Number four is decriminalise drug use and sex work in all states of Australia and encouraging the unionisation of sex workers.
And lastly, Keith, over the coming year, NSWCAPP is also going to be involved in a research project highlighting the systemic violence trans and gender diverse people face at all stages of the criminal justice system.
In your opinion, why is the system so brutal towards trans and gender diverse people? And would you say things are starting to improve?
The system is brutal and unforgiving for anyone entering into custody, but for trans and gender diverse people it’s dire.
The lack of outside services and communication creates these echo chambers of prison talk.

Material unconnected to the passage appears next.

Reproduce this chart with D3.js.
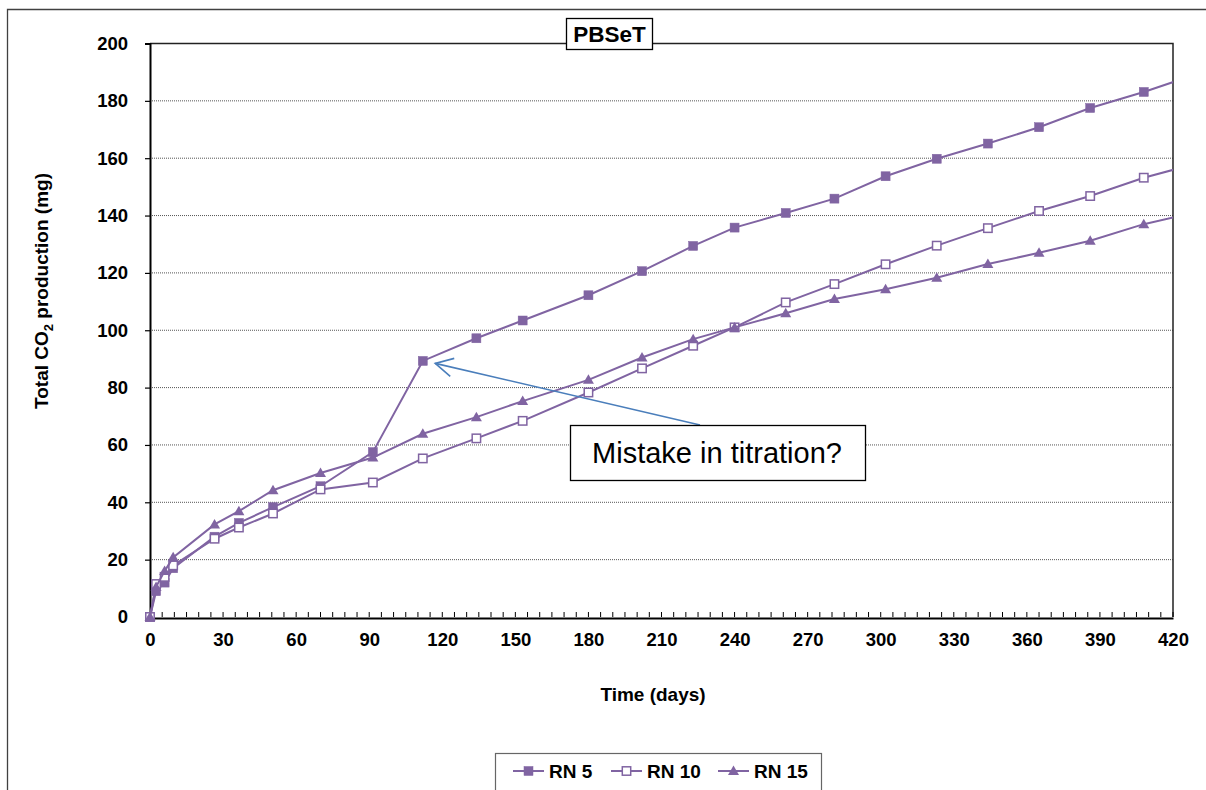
<!DOCTYPE html>
<html>
<head>
<meta charset="utf-8">
<script src="https://cdn.jsdelivr.net/npm/d3@7"></script>
<style>
  html, body { margin: 0; padding: 0; background: #fff; }
  svg { display: block; }
  text { font-family: "Liberation Sans", Arial, sans-serif; }
</style>
</head>
<body>
<svg id="chart" width="1206" height="790"></svg>
<script>
// ---- data ----
const days = [0, 2.5, 6, 9.5, 26.5, 36.5, 50.5, 70, 91.5, 112, 134, 153, 180, 202, 223, 240, 261, 281, 302, 323, 344, 365, 386, 408, 430];
const rn5  = [0, 9, 12, 17, 28, 32.8, 38.3, 45.6, 57.5, 89.3, 97.2, 103.4, 112.2, 120.6, 129.4, 135.8, 140.9, 145.9, 153.7, 159.8, 165.1, 170.8, 177.5, 183.1, 189.4];
const rn10 = [0, 11.5, 14, 18, 27.3, 31.2, 36.1, 44.5, 46.9, 55.3, 62.3, 68.4, 78.3, 86.7, 94.6, 101, 109.7, 116.1, 123, 129.5, 135.6, 141.6, 146.8, 153.2, 158.2];
const rn15 = [0, 10.5, 16, 20.8, 32.3, 36.9, 44.2, 50.2, 55.6, 63.9, 69.7, 75.3, 82.7, 90.5, 96.9, 101, 105.9, 110.9, 114.3, 118.3, 123.1, 127, 131.2, 137, 141.2];
const seriesNames = ["RN 5", "RN 10", "RN 15"];
const yTicks = [0, 20, 40, 60, 80, 100, 120, 140, 160, 180, 200];
const xTicks = [0, 30, 60, 90, 120, 150, 180, 210, 240, 270, 300, 330, 360, 390, 420];
const titleText = "PBSeT";
const noteText = "Mistake in titration?";
const noteTarget = [113, 89.5];

// ---- layout ----
const svg = d3.select("#chart");
const L = 150, R = 1173, T = 43.5, B = 617;
const x = d3.scaleLinear().domain([0, 420]).range([L, R]);
const y = d3.scaleLinear().domain([0, 200]).range([B, T]);
const purple = "#8064a2";
const FONT = "Liberation Sans, Arial, sans-serif";

// outer frame (partial)
svg.append("path").attr("d", "M7.5,790 V9.5 H1206")
  .attr("fill", "none").attr("stroke", "#404040").attr("stroke-width", 1.3);

// gridlines
svg.append("g").selectAll("line").data(yTicks.filter(v => v > 0 && v < 200)).join("line")
  .attr("x1", L).attr("x2", R).attr("y1", d => y(d)).attr("y2", d => y(d))
  .attr("stroke", "#555").attr("stroke-width", 1).attr("stroke-dasharray", "1,1");

// plot frame top/right
svg.append("path").attr("d", `M${L},${y(200)} H${R} V${B}`)
  .attr("fill", "none").attr("stroke", "#222").attr("stroke-width", 1.5);

// y axis
const yAxis = d3.axisLeft(y).tickValues(yTicks).tickSize(5).tickPadding(17).tickFormat(d3.format("d"));
const gy = svg.append("g").attr("transform", `translate(${L},0)`).call(yAxis);
gy.select(".domain").attr("stroke", "#000").attr("stroke-width", 2);
gy.selectAll(".tick line").attr("stroke", "#000").attr("stroke-width", 1.2);
gy.selectAll(".tick text").attr("font-size", 18.5).attr("font-weight", "bold").attr("fill", "#000")
  .attr("font-family", FONT);

// x axis: minor ticks every 5 days pointing up (inside)
const minor = d3.range(0, 421, 5);
svg.append("g").selectAll("line").data(minor).join("line")
  .attr("x1", d => x(d)).attr("x2", d => x(d)).attr("y1", B).attr("y2", B - 5)
  .attr("stroke", "#000").attr("stroke-width", 1);
const xAxis = d3.axisBottom(x).tickValues(xTicks).tickSize(0).tickPadding(15).tickFormat(d3.format("d"));
const gx = svg.append("g").attr("transform", `translate(0,${B + 1})`).call(xAxis);
gx.select(".domain").attr("stroke", "#000").attr("stroke-width", 2);
gx.selectAll(".tick text").attr("font-size", 18.5).attr("font-weight", "bold").attr("fill", "#000")
  .attr("font-family", FONT);

// axis titles
svg.append("text").attr("x", 653).attr("y", 701).attr("text-anchor", "middle")
  .attr("font-size", 19).attr("font-weight", "bold").text("Time (days)");
const yl = svg.append("text").attr("transform", "translate(48,291) rotate(-90)")
  .attr("text-anchor", "middle").attr("font-size", 19).attr("font-weight", "bold");
yl.append("tspan").text("Total CO");
yl.append("tspan").attr("font-size", 13).attr("dy", 5).text("2");
yl.append("tspan").attr("dy", -5).text(" production (mg)");

// clip
svg.append("clipPath").attr("id", "plotclip").append("rect")
  .attr("x", L - 12).attr("y", T - 12).attr("width", R - L + 12).attr("height", B - T + 24);

const line = d3.line().x(d => x(d[0])).y(d => y(d[1]));
const allSeries = [rn5, rn10, rn15];
const markerKinds = ["fsq", "osq", "tri"];

function drawMarker(g, kind, cx, cy) {
  if (kind === "fsq") {
    g.append("rect").attr("x", cx - 4.5).attr("y", cy - 4.5).attr("width", 9).attr("height", 9)
      .attr("fill", purple).attr("stroke", purple).attr("stroke-width", 0.5);
  } else if (kind === "osq") {
    g.append("rect").attr("x", cx - 4.2).attr("y", cy - 4.2).attr("width", 8.4).attr("height", 8.4)
      .attr("fill", "#fff").attr("stroke", purple).attr("stroke-width", 1.5);
  } else {
    g.append("path").attr("d", `M${cx},${cy - 5.5} L${cx + 5.5},${cy + 4} L${cx - 5.5},${cy + 4} Z`)
      .attr("fill", purple);
  }
}

const plot = svg.append("g").attr("clip-path", "url(#plotclip)");
allSeries.forEach((vals, i) => {
  const pts = days.map((d, j) => [d, vals[j]]);
  const g = plot.append("g");
  g.append("path").datum(pts).attr("d", line).attr("fill", "none")
    .attr("stroke", purple).attr("stroke-width", 2);
  pts.filter(p => p[0] <= 420).forEach(p => drawMarker(g, markerKinds[i], x(p[0]), y(p[1])));
});

// title box
svg.append("rect").attr("x", 566.5).attr("y", 18.5).attr("width", 86).attr("height", 31)
  .attr("fill", "#fff").attr("stroke", "#000").attr("stroke-width", 1.3);
svg.append("text").attr("x", 609.5).attr("y", 42).attr("text-anchor", "middle")
  .attr("font-size", 22.5).attr("font-weight", "bold").text(titleText);

// annotation arrow
const tipX = x(noteTarget[0]) + 10, tipY = y(noteTarget[1]) + 3;
const arrowBlue = "#4a7ebb";
svg.append("line").attr("x1", 700).attr("y1", 425).attr("x2", tipX).attr("y2", tipY)
  .attr("stroke", arrowBlue).attr("stroke-width", 1.6);
svg.append("path").attr("d", `M${tipX + 19},${tipY - 5} L${tipX},${tipY} L${tipX + 15},${tipY + 13}`)
  .attr("fill", "none").attr("stroke", arrowBlue).attr("stroke-width", 1.6);

// annotation box
svg.append("rect").attr("x", 570.5).attr("y", 425.5).attr("width", 295).attr("height", 55)
  .attr("fill", "#fff").attr("stroke", "#000").attr("stroke-width", 1.3);
svg.append("text").attr("x", 717).attr("y", 463).attr("text-anchor", "middle")
  .attr("font-size", 29).text(noteText);

// legend
svg.append("rect").attr("x", 495.5).attr("y", 753.5).attr("width", 326).attr("height", 60)
  .attr("fill", "#fff").attr("stroke", "#666").attr("stroke-width", 1.2);
const legX = [513, 611, 718];
seriesNames.forEach((name, i) => {
  const g = svg.append("g");
  g.append("line").attr("x1", legX[i]).attr("x2", legX[i] + 31).attr("y1", 771).attr("y2", 771)
    .attr("stroke", purple).attr("stroke-width", 2);
  drawMarker(g, markerKinds[i], legX[i] + 15.5, 771);
  g.append("text").attr("x", legX[i] + 36).attr("y", 778).attr("font-size", 19)
    .attr("font-weight", "bold").text(name);
});
</script>
</body>
</html>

Nothing of substance gets reported unless it is heavily screened first by Corrective Services NSW before reporting it to the public.
So, there’s a need for a lot to change in terms of their policies, procedures and real time action for prisoners on the ground.
We’re excited about the research project we’re undertaking over the coming months, and to workshop with trans and gender diverse people who have been to prison.
We are thankful to Professor Patrick Keyzer’s contribution in conducting the project, which will be completed in partnership with trans and gender diverse people in the field and their allies.
I’m very hopeful that change is coming with initiatives, like ours, as well as the TransHub and the Gender Centre, which are making headway in prisons, within the frameworks and outside of the frameworks.
If we don’t start listening to trans voices – primarily trans women of colour, who have been around since the beginning of time – we will slowly undo their humanity and our own.